例えば、失敗を恐れずにチャレンジしてみたり、人との衝突をあまり怖がらずに関わってみたり、そんな前向きな行動が少しずつ実現できるのではないでしょうか。そうしたことをサポートするのが、私自身の仕事を通じて実現していきたいことでもあります。
恐れや不安を“力”に変える視点
高橋:ありがとうございます。僕らからすると青木さんはまたすごく違う角度からいろいろなことを考えてくれるので、本当に頼りになります。人の心理の根幹に何があるのかというと、やはりいろいろな恐れとか、不安とか、そういうものがあります。
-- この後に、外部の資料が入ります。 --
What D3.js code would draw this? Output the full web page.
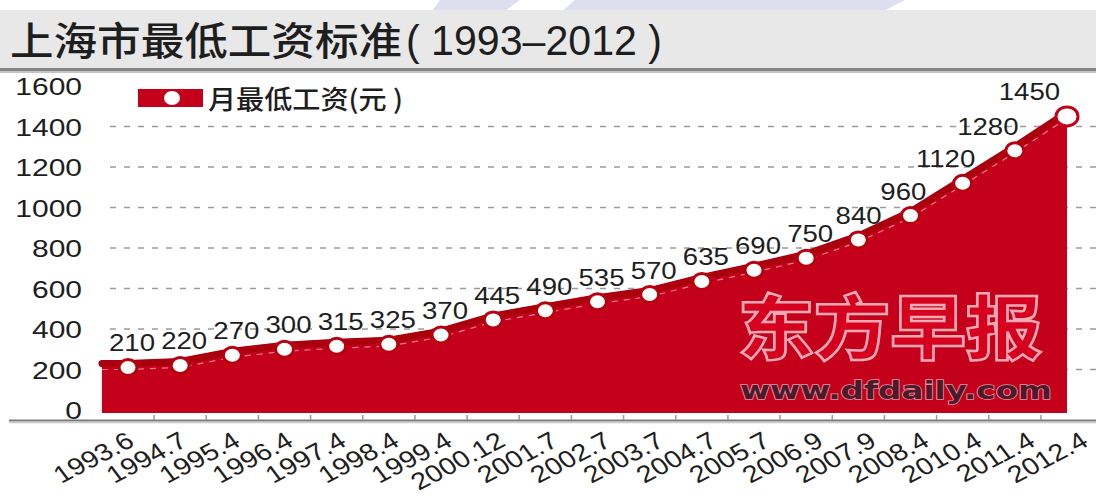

でも、そこから逃げてしまったり、そこを諦めてしまったら、大事なものを見失うんじゃないか。逆にそれをどううまく自分の中で取り込みながら、いいかたちに変えていくのか。その力がたぶん人全体に使用されているんじゃないかなという、そんな目線を僕らに与えてくれていますね。
僕らももう少しだけ触れると、この『
静かに分断する職場』という本が、今、いろいろなところで読んでいただいたり、広がっています。

経営者、管理職、人事など、みんなが困っているんじゃないかと思っているんですよね。向きあい方がわからなくなってきて、その中で分断があるようには感じるけれども、それ自体に対して「ここが良くないよね」とはっきり言えないから、そこにどう踏み込んでいったらいいかわからない。
このモヤモヤの状態をどうにかしたいなという人たちが、ちょっと踏み出していく、そんな応援をしたいなという思いで書いています。先ほどの人の心理でもあるんですけど、僕はやはり人と組織の関係性そのものがちょっと揺らいでいるというか、本当はどういう関係にあったら人も組織も社会も幸せになるのかという、その姿が見えなくなってきているんじゃないかと思っています。
会社とはそこそこの関わりのほうが幸せだよという気持ちもすごくわかる。無理しないほうがいいよ、余計なストレスがかからないほうがいいよという気持ちもすごくよくわかるんだけど、一方で、そうなった時に、社会全体がどうなるんだろう、そういう会社ばかりになるとどうなるんだろうということを、ぜひ考えていきたいなという思いで出した本です。